[start of Provided records]

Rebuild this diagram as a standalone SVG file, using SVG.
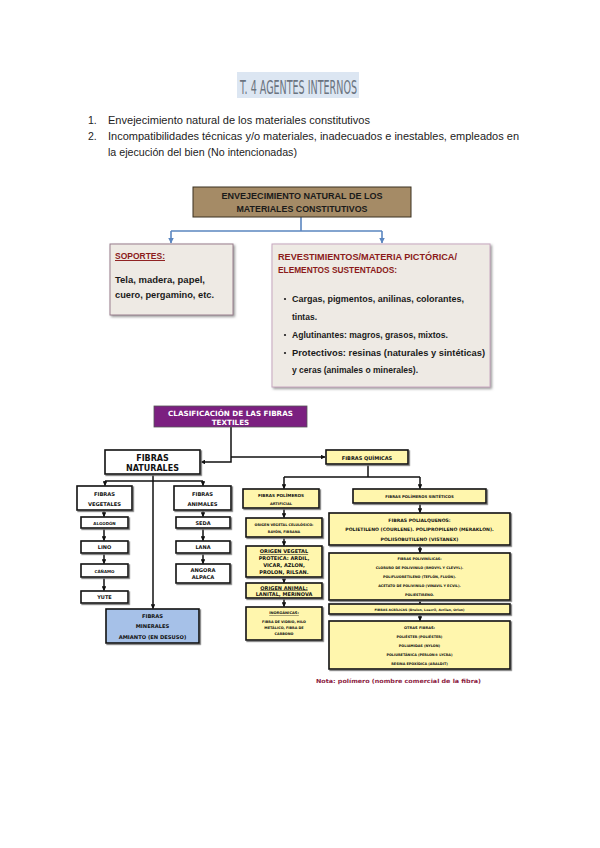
<svg xmlns="http://www.w3.org/2000/svg" width="600" height="848" viewBox="0 0 600 848">
<defs>
<style>
.list{font-family:"Liberation Sans",Arial,sans-serif;font-size:10.5px;fill:#222}
.cal{font-family:"Liberation Sans",Arial,sans-serif;font-weight:bold;font-size:9.5px;fill:#1a1a1a}
.red{fill:#8b1a1a}
.bx{stroke:#111;stroke-width:1.6;filter:url(#sh)}
.w{fill:#fff}
.y{fill:#fff6ad}
.t{font-family:"DejaVu Sans",Verdana,sans-serif;font-weight:bold;fill:#111;text-anchor:middle}
.c{fill:none;stroke:#111;stroke-width:1.5}
.cb{fill:none;stroke:#5b86c0;stroke-width:1.6}
</style>
<filter id="sh" x="-10%" y="-10%" width="130%" height="140%"><feDropShadow dx="1.2" dy="1.2" stdDeviation="0.4" flood-color="#777"/></filter>
<filter id="sh2" x="-10%" y="-10%" width="130%" height="130%"><feDropShadow dx="1.5" dy="1.5" stdDeviation="1.2" flood-color="#999"/></filter>
<marker id="a" viewBox="0 0 10 10" refX="9" refY="5" markerWidth="3.2" markerHeight="3.2" orient="auto"><path d="M0,0 L10,5 L0,10 z" fill="#111"/></marker>
<marker id="ab" viewBox="0 0 10 10" refX="9" refY="5" markerWidth="3.5" markerHeight="3.5" orient="auto"><path d="M0,0 L10,5 L0,10 z" fill="#5b86c0"/></marker>
</defs>
<rect width="600" height="848" fill="#fff"/>

<g id="title">
<rect x="237" y="72" width="122" height="26" fill="#dce6f2"/>
<text x="240" y="94" font-family="'DejaVu Sans Condensed','DejaVu Sans',sans-serif" font-size="20" fill="#6b7480" textLength="117" lengthAdjust="spacingAndGlyphs">T. 4 AGENTES INTERNOS</text>
</g>
<g id="list">
<text class="list" x="88" y="124">1.</text>
<text class="list" x="108" y="124" textLength="262" lengthAdjust="spacingAndGlyphs">Envejecimiento natural de los materiales constitutivos</text>
<text class="list" x="88" y="140">2.</text>
<text class="list" x="108" y="140" textLength="411" lengthAdjust="spacingAndGlyphs">Incompatibilidades técnicas y/o materiales, inadecuados e inestables, empleados en</text>
<text class="list" x="108" y="156" textLength="189" lengthAdjust="spacingAndGlyphs">la ejecución del bien (No intencionadas)</text>
</g>

<g id="connectors-top">
<path class="cb" d="M301 217 V231 M171 231 H382"/>
<path class="cb" d="M171 231 V243" marker-end="url(#ab)"/>
<path class="cb" d="M382 231 V243" marker-end="url(#ab)"/>
</g>
<g id="envejecimiento">
<rect x="193" y="187" width="218" height="30" fill="#a58b66" stroke="#3a3020" stroke-width="1"/>
<text class="cal" x="302" y="199" font-size="8.5" text-anchor="middle" fill="#2a2010" textLength="161" lengthAdjust="spacingAndGlyphs">ENVEJECIMIENTO NATURAL DE LOS</text>
<text class="cal" x="302" y="212" font-size="8.5" text-anchor="middle" fill="#2a2010" textLength="131" lengthAdjust="spacingAndGlyphs">MATERIALES CONSTITUTIVOS</text>
</g>
<g id="soportes">
<rect x="110" y="244" width="123" height="71" fill="#eeeae4" stroke="#9a7f8e" stroke-width="1" filter="url(#sh2)"/>
<text class="cal red" x="115" y="259" textLength="50" lengthAdjust="spacingAndGlyphs" text-decoration="underline">SOPORTES:</text>
<text class="cal" x="115" y="283" textLength="90" lengthAdjust="spacingAndGlyphs">Tela, madera, papel,</text>
<text class="cal" x="115" y="298" textLength="99" lengthAdjust="spacingAndGlyphs">cuero, pergamino, etc.</text>
</g>
<g id="revestimientos">
<rect x="272" y="244" width="218" height="143" fill="#eeeae4" stroke="#c8a8c0" stroke-width="1" filter="url(#sh2)"/>
<text class="cal red" x="278" y="260" textLength="179" lengthAdjust="spacingAndGlyphs">REVESTIMIENTOS/MATERIA PICTÓRICA/</text>
<text class="cal red" x="278" y="273" textLength="119" lengthAdjust="spacingAndGlyphs">ELEMENTOS SUSTENTADOS:</text>
<circle cx="285" cy="299" r="1.1" fill="#1a1a1a"/>
<circle cx="285" cy="335" r="1.1" fill="#1a1a1a"/>
<circle cx="285" cy="353" r="1.1" fill="#1a1a1a"/>
<text class="cal" x="292" y="302" textLength="172" lengthAdjust="spacingAndGlyphs">Cargas, pigmentos, anilinas, colorantes,</text>
<text class="cal" x="292" y="320" textLength="25" lengthAdjust="spacingAndGlyphs">tintas.</text>
<text class="cal" x="292" y="338" textLength="156" lengthAdjust="spacingAndGlyphs">Aglutinantes: magros, grasos, mixtos.</text>
<text class="cal" x="292" y="356" textLength="193" lengthAdjust="spacingAndGlyphs">Protectivos: resinas (naturales y sintéticas)</text>
<text class="cal" x="292" y="373" textLength="126" lengthAdjust="spacingAndGlyphs">y ceras (animales o minerales).</text>
</g>

<g id="connectors">
<path class="c" d="M231 427 V462 H201" marker-end="url(#a)"/>
<path class="c" d="M231 457 H325" marker-end="url(#a)"/>
<path class="c" d="M105 481 H203"/>
<path class="c" d="M105 481 V485.5" marker-end="url(#a)"/>
<path class="c" d="M203 481 V485.5" marker-end="url(#a)"/>
<path class="c" d="M153 474 V608.5" marker-end="url(#a)"/>
<path class="c" d="M104 510 V516.5" marker-end="url(#a)"/>
<path class="c" d="M104 528 V540.5" marker-end="url(#a)"/>
<path class="c" d="M104 553 V563.5" marker-end="url(#a)"/>
<path class="c" d="M104 577 V590.5" marker-end="url(#a)"/>
<path class="c" d="M203 510 V516.5" marker-end="url(#a)"/>
<path class="c" d="M203 528 V540.5" marker-end="url(#a)"/>
<path class="c" d="M203 553 V563.5" marker-end="url(#a)"/>
<path class="c" d="M368 464 V477 M284 477 H420"/>
<path class="c" d="M284 477 V488.5" marker-end="url(#a)"/>
<path class="c" d="M420 477 V488.5" marker-end="url(#a)"/>
<path class="c" d="M284 508 V517.5" marker-end="url(#a)"/>
<path class="c" d="M284 537 V545.5" marker-end="url(#a)"/>
<path class="c" d="M284 577 V582.5" marker-end="url(#a)"/>
<path class="c" d="M284 598 V606.5" marker-end="url(#a)"/>
<path class="c" d="M420 503 V512.5" marker-end="url(#a)"/>
<path class="c" d="M420 545 V552.5" marker-end="url(#a)"/>
<path class="c" d="M420 600 V603.5" marker-end="url(#a)"/>
<path class="c" d="M420 614 V620.5" marker-end="url(#a)"/>
</g>

<g id="clasificacion">
<rect x="154" y="406" width="153" height="21" fill="#7b2080" stroke="#555" stroke-width="0.8"/>
<text class="t" x="230.5" y="415.5" font-size="7.2" style="fill:#fff">CLASIFICACIÓN DE LAS FIBRAS</text>
<text class="t" x="230.5" y="424.5" font-size="7.2" style="fill:#fff">TEXTILES</text>
</g>
<g id="naturales">
<rect class="bx w" x="105" y="450" width="95" height="24"/>
<text class="t" x="152.5" y="460.5" font-size="8">FIBRAS</text>
<text class="t" x="152.5" y="470.5" font-size="8">NATURALES</text>
</g>
<g id="vegetales">
<rect class="bx w" x="77" y="486" width="55" height="24"/>
<text class="t" x="104.5" y="495.5" font-size="5.2">FIBRAS</text>
<text class="t" x="104.5" y="505.5" font-size="5.2">VEGETALES</text>
</g>
<g id="animales">
<rect class="bx w" x="174" y="486" width="57" height="24"/>
<text class="t" x="202.5" y="495.5" font-size="5.2">FIBRAS</text>
<text class="t" x="202.5" y="505.5" font-size="5.2">ANIMALES</text>
</g>
<g id="algodon"><rect class="bx w" x="81" y="517" width="47" height="11"/><text class="t" x="104.5" y="524.5" font-size="4">ALGODÓN</text></g>
<g id="lino"><rect class="bx w" x="81" y="541" width="47" height="12"/><text class="t" x="104.5" y="549" font-size="5">LINO</text></g>
<g id="canamo"><rect class="bx w" x="81" y="564" width="47" height="13"/><text class="t" x="104.5" y="572.5" font-size="4">CÁÑAMO</text></g>
<g id="yute"><rect class="bx w" x="81" y="591" width="47" height="12"/><text class="t" x="104.5" y="599" font-size="5">YUTE</text></g>
<g id="seda"><rect class="bx w" x="176" y="517" width="54" height="11"/><text class="t" x="203" y="524.5" font-size="5">SEDA</text></g>
<g id="lana"><rect class="bx w" x="176" y="541" width="54" height="12"/><text class="t" x="203" y="549" font-size="5">LANA</text></g>
<g id="angora"><rect class="bx w" x="176" y="564" width="54" height="19"/><text class="t" x="203" y="572" font-size="5.2">ANGORA</text><text class="t" x="203" y="579" font-size="5.2">ALPACA</text></g>
<g id="minerales">
<rect class="bx" x="106" y="609" width="93" height="34" fill="#a6c1e8"/>
<text class="t" x="152.5" y="617.5" font-size="5.2">FIBRAS</text>
<text class="t" x="152.5" y="628" font-size="5.2">MINERALES</text>
<text class="t" x="152.5" y="638.5" font-size="5.2">AMIANTO (EN DESUSO)</text>
</g>

<g id="quimicas"><rect class="bx y" x="326" y="450" width="82" height="14"/><text class="t" x="367" y="459.5" font-size="5">FIBRAS QUÍMICAS</text></g>
<g id="artificiales">
<rect class="bx y" x="243" y="489" width="76" height="19"/>
<text class="t" x="281" y="497" font-size="4.2">FIBRAS POLÍMEROS</text>
<text class="t" x="281" y="504.5" font-size="3.6">ARTIFICIAL</text>
</g>
<g id="celulosico">
<rect class="bx y" x="246" y="518" width="76" height="19"/>
<text class="t" x="284" y="526" font-size="3.4">ORIGEN VEGETAL CELULÓSICO:</text>
<text class="t" x="284" y="532.5" font-size="3.4">RAYÓN, FIBRANA</text>
</g>
<g id="proteica">
<rect class="bx y" x="246" y="546" width="76" height="31"/>
<text class="t" x="284" y="553" font-size="5" text-decoration="underline">ORIGEN VEGETAL</text>
<text class="t" x="284" y="560" font-size="5">PROTEICA: ARDIL,</text>
<text class="t" x="284" y="567" font-size="5">VICAR, AZLON,</text>
<text class="t" x="284" y="574" font-size="5">PROLON, RILSAN.</text>
</g>
<g id="animal">
<rect class="bx y" x="246" y="583" width="76" height="15"/>
<text class="t" x="284" y="589.5" font-size="5" text-decoration="underline">ORIGEN ANIMAL:</text>
<text class="t" x="284" y="596" font-size="5">LANITAL, MERINOVA</text>
</g>
<g id="inorganicas">
<rect class="bx y" x="246" y="607" width="76" height="33"/>
<text class="t" x="284" y="614" font-size="3.6" text-decoration="underline">INORGÁNICAS:</text>
<text class="t" x="284" y="623" font-size="3.4">FIBRA DE VIDRIO, HILO</text>
<text class="t" x="284" y="629" font-size="3.4">METÁLICO, FIBRA DE</text>
<text class="t" x="284" y="635" font-size="3.4">CARBONO</text>
</g>
<g id="sinteticos"><rect class="bx y" x="353" y="489" width="133" height="14"/><text class="t" x="419.5" y="498" font-size="3.8">FIBRAS POLÍMEROS SINTÉTICOS</text></g>
<g id="polialquenos">
<rect class="bx y" x="329" y="513" width="181" height="32"/>
<text class="t" x="419.5" y="521.5" font-size="4.6">FIBRAS POLIALQUENOS:</text>
<text class="t" x="419.5" y="531" font-size="4.6">POLIETILENO (COURLENE). POLIPROPILENO (MERAKLON).</text>
<text class="t" x="419.5" y="540.5" font-size="4.6">POLIISOBUTILENO (VISTANEX)</text>
</g>
<g id="polivinilicas">
<rect class="bx y" x="329" y="553" width="181" height="47"/>
<text class="t" x="419.5" y="559.5" font-size="3.4">FIBRAS POLIVINÍLICAS:</text>
<text class="t" x="419.5" y="568.5" font-size="3.4">CLORURO DE POLIVINILO (RHOVYL Y CLEVYL).</text>
<text class="t" x="419.5" y="578" font-size="3.4">POLIFLUORETILENO (TEFLÓN, FLUÓN).</text>
<text class="t" x="419.5" y="587" font-size="3.4">ACETATO DE POLIVINILO (VINAVIL Y ECVIL).</text>
<text class="t" x="419.5" y="595.5" font-size="3.4">POLIESTIRENO.</text>
</g>
<g id="acrilicas"><rect class="bx y" x="329" y="604" width="181" height="10"/><text class="t" x="419.5" y="610.8" font-size="3.2">FIBRAS ACRÍLICAS (Dralon, Leacril, Acrilan, Orlon)</text></g>
<g id="otras">
<rect class="bx y" x="329" y="621" width="181" height="48"/>
<text class="t" x="419.5" y="629" font-size="3.6">OTRAS FIBRAS:</text>
<text class="t" x="419.5" y="638" font-size="3.4">POLIÉSTER (POLIÉSTER)</text>
<text class="t" x="419.5" y="647" font-size="3.4">POLIAMIDAS (NYLON)</text>
<text class="t" x="419.5" y="656" font-size="3.4">POLIURETÁNICA (PERLON® LYCRA)</text>
<text class="t" x="419.5" y="665" font-size="3.4">RESINA EPOXÍDICA (ARALDIT)</text>
</g>
<g id="nota"><text x="316" y="682.5" font-family="'DejaVu Sans',Verdana,sans-serif" font-weight="bold" font-size="5.6" fill="#8b2040" textLength="165" lengthAdjust="spacingAndGlyphs">Nota: polímero (nombre comercial de la fibra)</text></g>
</svg>
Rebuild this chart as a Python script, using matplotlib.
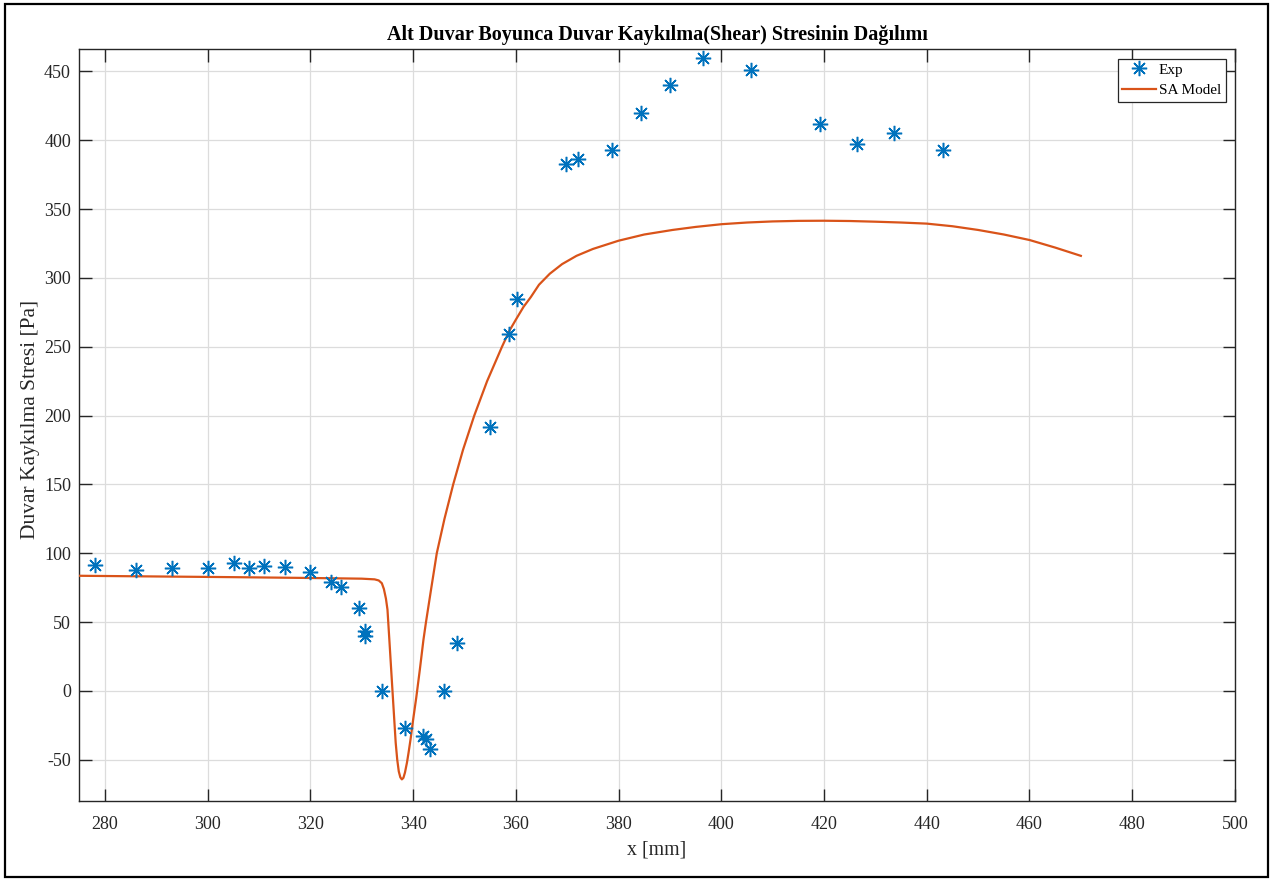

[end of Provided records]

■ What to work on: Of the lines in the material, how many contain the word "this"? Reply with the number and nothing else.

■ Written answer: 2